ELLE. En particulier pour les femmes…

C.M. Oui, et peut-être nous laissons-nous happer par ce discours sur « la fin des premières fois » et cette représentation hyper négative de la ménopause. Le schéma selon lequel nous déclinerions à partir d’un certain âge est très nocif car nous l’intériorisons comme tel. Alors que l’âge peut être aussi une libération : on se sent beaucoup plus à l’aise avec son corps, on est détachée des injonctions qui pèsent sur lui. Mais je crois que les lignes sont en train de bouger, avec un nouveau regard sur les cheveux blancs, la manière de s’habiller, le rapport à la maternité aussi, même si ce sont encore des discours marginaux.

ELLE. En amour, est-il possible de regarder son ou sa partenaire comme si c’était la première fois ?

C.M. Je crois qu’il faut laisser une place à la différence. Car dans un couple qui dure, chacun évolue et souvent on est très inquiet de l’évolution de l’autre. On se dit : s’il bouge, cela va déséquilibrer notre couple, et on essaie d’étouffer en soi ce qui est différent et d’interdire à l’autre cette différence que l’on voit émerger. C’est là qu’est le vrai risque. Si on essaie de figer l’autre dans l’identité qu’il avait à 25 ans alors qu’il en a 45, cela peut devenir vite très asphyxiant. Si on interdit à l’autre cette évolution ou certaines prises de liberté, on accélère la possibilité d’une rupture. L’autre nous en voudra.
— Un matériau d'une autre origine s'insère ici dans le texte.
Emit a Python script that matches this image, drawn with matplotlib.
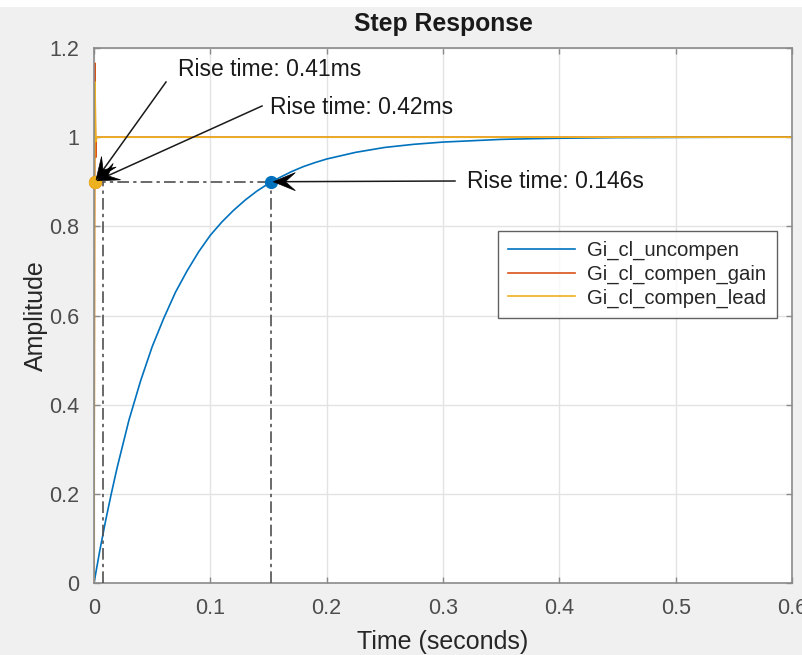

Il vaut mieux prendre le risque d’un échec plutôt que ressentir la frustration et la colère qu’engendre une fin de non-recevoir. Il faut accompagner et accepter les transformations de l’autre et cela doit se faire dans les deux sens, pas seulement la femme vis-à-vis de son compagnon, évidemment.

« LES DÉBUTS. PAR OÙ RECOMMENCER ? », de Claire Marin (éd. Autrement).